■ WHAT TO DO ■
Can you quote, word for word, every line from the first line of the records below through the line containing "const hal6Open = [0, 50, 62.7, 86.3, 86.9, 88.5];", and nothing else?

■ Stored dataset items ■

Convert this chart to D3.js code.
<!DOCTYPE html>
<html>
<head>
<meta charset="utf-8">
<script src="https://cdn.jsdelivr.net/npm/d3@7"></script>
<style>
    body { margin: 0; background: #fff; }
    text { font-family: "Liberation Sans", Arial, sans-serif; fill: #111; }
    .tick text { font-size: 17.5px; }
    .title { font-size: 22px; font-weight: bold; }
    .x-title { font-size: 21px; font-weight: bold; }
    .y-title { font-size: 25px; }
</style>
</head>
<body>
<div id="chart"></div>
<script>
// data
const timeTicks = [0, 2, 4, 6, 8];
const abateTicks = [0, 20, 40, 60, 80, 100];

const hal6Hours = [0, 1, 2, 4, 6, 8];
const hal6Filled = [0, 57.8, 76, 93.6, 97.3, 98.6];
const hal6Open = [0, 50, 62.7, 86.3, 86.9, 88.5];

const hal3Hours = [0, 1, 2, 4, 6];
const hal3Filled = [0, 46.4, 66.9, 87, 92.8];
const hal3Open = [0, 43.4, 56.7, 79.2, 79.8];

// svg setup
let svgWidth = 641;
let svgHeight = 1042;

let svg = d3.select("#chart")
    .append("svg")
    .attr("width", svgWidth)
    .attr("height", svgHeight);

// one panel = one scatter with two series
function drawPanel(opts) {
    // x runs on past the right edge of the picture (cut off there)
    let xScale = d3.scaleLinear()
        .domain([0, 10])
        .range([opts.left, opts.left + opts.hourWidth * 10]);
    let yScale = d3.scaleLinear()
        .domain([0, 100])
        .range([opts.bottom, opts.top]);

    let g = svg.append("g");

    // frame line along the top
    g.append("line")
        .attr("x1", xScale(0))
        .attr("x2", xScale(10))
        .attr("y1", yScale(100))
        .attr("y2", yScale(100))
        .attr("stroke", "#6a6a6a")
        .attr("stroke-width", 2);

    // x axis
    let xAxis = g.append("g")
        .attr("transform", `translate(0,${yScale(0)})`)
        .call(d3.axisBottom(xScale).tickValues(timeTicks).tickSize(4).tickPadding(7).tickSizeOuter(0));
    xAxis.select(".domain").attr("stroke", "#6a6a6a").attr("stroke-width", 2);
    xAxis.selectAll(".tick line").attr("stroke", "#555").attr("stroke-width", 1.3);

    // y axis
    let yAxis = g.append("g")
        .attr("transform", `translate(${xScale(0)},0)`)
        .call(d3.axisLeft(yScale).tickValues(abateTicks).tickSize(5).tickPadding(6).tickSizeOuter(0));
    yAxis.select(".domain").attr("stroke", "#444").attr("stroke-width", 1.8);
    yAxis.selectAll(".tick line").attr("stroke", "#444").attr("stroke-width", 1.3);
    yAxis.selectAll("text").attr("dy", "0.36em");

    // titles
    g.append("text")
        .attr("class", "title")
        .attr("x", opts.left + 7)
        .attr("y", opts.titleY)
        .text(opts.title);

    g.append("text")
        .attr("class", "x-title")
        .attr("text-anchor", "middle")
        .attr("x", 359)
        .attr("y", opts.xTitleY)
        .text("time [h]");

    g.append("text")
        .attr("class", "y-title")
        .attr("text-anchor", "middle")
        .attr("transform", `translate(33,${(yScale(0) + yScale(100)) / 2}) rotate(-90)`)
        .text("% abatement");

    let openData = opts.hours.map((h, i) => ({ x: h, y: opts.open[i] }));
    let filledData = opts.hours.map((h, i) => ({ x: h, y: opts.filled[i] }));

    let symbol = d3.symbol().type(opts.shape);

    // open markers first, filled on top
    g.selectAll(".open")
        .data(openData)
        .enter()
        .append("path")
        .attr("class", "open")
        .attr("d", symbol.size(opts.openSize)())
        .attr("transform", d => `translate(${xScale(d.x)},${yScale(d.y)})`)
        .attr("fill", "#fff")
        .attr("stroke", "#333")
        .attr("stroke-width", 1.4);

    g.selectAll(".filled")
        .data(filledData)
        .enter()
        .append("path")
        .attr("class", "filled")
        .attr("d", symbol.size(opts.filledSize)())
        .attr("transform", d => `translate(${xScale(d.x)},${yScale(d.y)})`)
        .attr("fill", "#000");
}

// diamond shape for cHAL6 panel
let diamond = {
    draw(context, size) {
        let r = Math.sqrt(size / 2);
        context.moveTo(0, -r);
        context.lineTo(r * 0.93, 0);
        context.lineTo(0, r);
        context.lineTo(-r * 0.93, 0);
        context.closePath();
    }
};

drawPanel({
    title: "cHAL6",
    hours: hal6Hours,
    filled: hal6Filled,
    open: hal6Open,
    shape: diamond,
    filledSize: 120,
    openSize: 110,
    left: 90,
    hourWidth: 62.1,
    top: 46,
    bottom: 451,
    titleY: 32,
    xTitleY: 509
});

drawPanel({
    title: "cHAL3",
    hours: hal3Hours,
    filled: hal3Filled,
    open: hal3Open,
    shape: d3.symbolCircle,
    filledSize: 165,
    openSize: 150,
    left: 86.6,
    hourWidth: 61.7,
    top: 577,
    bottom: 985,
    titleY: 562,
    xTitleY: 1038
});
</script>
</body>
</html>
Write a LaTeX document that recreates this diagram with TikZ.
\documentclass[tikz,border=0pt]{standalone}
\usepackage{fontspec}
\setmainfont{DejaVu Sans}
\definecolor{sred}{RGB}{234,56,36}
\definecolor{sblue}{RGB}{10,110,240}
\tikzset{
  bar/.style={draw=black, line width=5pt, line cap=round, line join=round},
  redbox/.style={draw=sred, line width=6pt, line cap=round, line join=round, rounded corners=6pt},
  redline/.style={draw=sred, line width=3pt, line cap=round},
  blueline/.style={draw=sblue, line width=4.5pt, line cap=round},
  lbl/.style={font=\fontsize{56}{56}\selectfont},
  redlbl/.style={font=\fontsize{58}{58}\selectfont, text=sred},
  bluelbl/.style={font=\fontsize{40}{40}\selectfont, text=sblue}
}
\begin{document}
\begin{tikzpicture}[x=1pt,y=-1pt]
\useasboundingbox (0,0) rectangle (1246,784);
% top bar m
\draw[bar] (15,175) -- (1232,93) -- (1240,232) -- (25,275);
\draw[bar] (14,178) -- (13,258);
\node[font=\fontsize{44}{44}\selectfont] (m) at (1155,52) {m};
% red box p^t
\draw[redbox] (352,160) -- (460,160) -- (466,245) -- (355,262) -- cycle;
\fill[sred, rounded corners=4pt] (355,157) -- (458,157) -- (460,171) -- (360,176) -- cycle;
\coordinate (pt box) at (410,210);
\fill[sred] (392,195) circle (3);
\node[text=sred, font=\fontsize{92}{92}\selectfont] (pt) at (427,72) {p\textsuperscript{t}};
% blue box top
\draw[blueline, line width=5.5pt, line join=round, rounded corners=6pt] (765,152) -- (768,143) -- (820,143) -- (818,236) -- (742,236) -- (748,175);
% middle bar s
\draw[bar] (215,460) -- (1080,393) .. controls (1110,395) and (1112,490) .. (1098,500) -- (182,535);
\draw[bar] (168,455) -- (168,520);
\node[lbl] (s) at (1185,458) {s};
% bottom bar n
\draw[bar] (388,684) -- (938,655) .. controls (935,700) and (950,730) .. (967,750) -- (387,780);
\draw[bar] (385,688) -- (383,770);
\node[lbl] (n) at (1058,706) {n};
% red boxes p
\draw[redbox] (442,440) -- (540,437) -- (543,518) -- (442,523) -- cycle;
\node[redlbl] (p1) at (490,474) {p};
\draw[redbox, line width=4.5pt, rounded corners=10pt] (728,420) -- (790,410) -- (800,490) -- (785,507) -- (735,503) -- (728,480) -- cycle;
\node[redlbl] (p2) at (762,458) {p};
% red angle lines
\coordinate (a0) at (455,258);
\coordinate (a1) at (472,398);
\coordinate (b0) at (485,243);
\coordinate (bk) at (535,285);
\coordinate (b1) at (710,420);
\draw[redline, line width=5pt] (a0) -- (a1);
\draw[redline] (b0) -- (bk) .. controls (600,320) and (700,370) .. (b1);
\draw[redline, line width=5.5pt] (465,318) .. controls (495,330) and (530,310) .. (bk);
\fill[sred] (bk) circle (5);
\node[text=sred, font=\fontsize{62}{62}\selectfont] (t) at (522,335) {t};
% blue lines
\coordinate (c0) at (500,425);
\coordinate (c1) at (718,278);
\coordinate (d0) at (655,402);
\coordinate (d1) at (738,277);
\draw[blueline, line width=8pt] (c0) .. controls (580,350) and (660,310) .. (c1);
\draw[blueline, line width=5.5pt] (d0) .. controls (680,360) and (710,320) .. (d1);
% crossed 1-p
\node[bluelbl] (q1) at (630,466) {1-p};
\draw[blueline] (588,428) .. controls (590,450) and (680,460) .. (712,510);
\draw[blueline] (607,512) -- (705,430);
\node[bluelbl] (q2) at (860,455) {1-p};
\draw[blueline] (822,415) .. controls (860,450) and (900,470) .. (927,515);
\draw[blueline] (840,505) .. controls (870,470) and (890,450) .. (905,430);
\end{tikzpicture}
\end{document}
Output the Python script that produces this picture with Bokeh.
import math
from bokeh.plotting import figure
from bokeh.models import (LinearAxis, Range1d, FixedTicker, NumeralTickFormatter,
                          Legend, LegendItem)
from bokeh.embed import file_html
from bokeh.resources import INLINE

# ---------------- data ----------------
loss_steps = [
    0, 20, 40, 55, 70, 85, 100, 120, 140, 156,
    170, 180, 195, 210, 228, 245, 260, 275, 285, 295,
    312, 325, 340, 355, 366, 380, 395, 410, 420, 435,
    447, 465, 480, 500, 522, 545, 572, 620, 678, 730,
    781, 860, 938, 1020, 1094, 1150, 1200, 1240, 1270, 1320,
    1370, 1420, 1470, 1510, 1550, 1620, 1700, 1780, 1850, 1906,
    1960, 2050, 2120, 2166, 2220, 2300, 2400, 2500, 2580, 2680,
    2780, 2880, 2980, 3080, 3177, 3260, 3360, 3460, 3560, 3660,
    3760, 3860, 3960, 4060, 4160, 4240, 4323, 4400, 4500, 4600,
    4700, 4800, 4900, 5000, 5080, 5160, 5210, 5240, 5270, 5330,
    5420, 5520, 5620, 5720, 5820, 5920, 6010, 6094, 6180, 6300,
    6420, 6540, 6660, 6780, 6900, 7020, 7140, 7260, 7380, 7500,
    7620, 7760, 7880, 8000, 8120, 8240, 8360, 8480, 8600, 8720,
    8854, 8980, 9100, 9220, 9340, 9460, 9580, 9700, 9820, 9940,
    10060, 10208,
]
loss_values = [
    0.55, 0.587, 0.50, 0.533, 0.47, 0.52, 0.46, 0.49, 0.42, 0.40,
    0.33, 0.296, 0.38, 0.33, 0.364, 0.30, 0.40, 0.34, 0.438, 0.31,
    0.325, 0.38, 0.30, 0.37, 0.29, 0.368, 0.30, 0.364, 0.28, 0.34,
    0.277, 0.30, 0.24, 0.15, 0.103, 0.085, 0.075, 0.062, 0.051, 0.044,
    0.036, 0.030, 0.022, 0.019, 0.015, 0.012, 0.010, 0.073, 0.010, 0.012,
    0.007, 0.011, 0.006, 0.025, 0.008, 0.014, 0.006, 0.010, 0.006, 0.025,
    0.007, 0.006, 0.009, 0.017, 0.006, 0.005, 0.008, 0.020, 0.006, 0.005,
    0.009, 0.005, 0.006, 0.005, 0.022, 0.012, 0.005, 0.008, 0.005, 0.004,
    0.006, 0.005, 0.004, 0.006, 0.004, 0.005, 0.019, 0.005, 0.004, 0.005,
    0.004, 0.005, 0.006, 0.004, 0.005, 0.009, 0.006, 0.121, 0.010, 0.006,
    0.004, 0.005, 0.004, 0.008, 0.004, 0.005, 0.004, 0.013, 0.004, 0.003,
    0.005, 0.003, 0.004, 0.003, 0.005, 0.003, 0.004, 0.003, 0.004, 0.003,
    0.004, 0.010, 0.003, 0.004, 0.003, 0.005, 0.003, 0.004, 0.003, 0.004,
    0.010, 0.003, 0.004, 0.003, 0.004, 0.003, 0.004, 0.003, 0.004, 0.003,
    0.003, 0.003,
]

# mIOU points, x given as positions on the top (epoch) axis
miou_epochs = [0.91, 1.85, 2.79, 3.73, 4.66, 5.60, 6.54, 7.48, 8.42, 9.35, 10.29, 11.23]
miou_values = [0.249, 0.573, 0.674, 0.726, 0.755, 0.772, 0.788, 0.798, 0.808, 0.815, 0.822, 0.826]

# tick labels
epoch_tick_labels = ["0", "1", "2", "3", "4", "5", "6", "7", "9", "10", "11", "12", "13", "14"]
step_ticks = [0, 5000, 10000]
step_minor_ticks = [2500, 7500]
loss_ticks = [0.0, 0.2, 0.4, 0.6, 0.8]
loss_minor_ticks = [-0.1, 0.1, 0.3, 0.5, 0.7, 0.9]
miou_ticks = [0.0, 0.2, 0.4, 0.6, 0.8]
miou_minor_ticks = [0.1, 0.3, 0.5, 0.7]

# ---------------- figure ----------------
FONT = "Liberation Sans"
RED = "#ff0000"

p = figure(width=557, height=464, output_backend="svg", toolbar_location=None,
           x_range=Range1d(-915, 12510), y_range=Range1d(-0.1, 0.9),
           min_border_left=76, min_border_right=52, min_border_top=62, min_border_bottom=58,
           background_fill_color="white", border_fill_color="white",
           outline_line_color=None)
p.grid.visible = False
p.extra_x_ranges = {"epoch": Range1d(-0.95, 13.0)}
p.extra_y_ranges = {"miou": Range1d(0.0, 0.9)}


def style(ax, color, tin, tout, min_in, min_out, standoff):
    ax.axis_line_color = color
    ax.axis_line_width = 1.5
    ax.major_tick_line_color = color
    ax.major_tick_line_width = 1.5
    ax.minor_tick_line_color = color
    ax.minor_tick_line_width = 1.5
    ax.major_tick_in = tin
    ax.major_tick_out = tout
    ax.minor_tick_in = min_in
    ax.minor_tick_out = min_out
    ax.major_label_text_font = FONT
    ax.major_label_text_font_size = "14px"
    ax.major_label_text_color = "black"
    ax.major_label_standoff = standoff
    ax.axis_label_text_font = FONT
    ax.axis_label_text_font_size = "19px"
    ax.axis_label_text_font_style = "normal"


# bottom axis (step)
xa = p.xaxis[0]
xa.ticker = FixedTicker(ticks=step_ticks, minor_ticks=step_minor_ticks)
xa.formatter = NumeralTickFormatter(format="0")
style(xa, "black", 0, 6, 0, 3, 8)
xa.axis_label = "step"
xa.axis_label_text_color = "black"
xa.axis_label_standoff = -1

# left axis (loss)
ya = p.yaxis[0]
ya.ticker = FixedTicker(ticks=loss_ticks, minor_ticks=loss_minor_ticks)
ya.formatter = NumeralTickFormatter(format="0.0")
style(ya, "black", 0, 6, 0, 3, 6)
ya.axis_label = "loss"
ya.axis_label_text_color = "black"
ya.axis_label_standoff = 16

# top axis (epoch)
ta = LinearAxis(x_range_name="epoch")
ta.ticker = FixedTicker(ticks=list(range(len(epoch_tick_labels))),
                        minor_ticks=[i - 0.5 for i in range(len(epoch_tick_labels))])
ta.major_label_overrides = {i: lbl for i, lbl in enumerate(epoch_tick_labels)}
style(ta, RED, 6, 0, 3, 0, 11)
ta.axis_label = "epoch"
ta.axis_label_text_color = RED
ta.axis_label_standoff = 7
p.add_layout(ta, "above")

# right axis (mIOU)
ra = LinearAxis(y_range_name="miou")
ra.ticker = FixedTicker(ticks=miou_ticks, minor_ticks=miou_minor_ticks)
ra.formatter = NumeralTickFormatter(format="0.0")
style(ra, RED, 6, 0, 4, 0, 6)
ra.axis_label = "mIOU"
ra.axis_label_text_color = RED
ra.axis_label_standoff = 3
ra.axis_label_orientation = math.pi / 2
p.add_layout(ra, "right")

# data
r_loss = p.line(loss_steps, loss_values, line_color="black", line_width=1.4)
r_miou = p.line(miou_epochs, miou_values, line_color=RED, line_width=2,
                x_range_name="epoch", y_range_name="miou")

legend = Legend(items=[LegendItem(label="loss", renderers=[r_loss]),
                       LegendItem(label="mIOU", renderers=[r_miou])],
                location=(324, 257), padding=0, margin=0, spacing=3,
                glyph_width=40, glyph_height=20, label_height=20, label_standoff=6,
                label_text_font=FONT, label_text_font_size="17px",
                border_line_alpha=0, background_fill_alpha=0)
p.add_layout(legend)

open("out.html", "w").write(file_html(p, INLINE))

■ OUTPUT FOR THIS TASK ■
Convert this chart to D3.js code.
<!DOCTYPE html>
<html>
<head>
<meta charset="utf-8">
<script src="https://cdn.jsdelivr.net/npm/d3@7"></script>
<style>
    body { margin: 0; background: #fff; }
    text { font-family: "Liberation Sans", Arial, sans-serif; fill: #111; }
    .tick text { font-size: 17.5px; }
    .title { font-size: 22px; font-weight: bold; }
    .x-title { font-size: 21px; font-weight: bold; }
    .y-title { font-size: 25px; }
</style>
</head>
<body>
<div id="chart"></div>
<script>
// data
const timeTicks = [0, 2, 4, 6, 8];
const abateTicks = [0, 20, 40, 60, 80, 100];

const hal6Hours = [0, 1, 2, 4, 6, 8];
const hal6Filled = [0, 57.8, 76, 93.6, 97.3, 98.6];
const hal6Open = [0, 50, 62.7, 86.3, 86.9, 88.5];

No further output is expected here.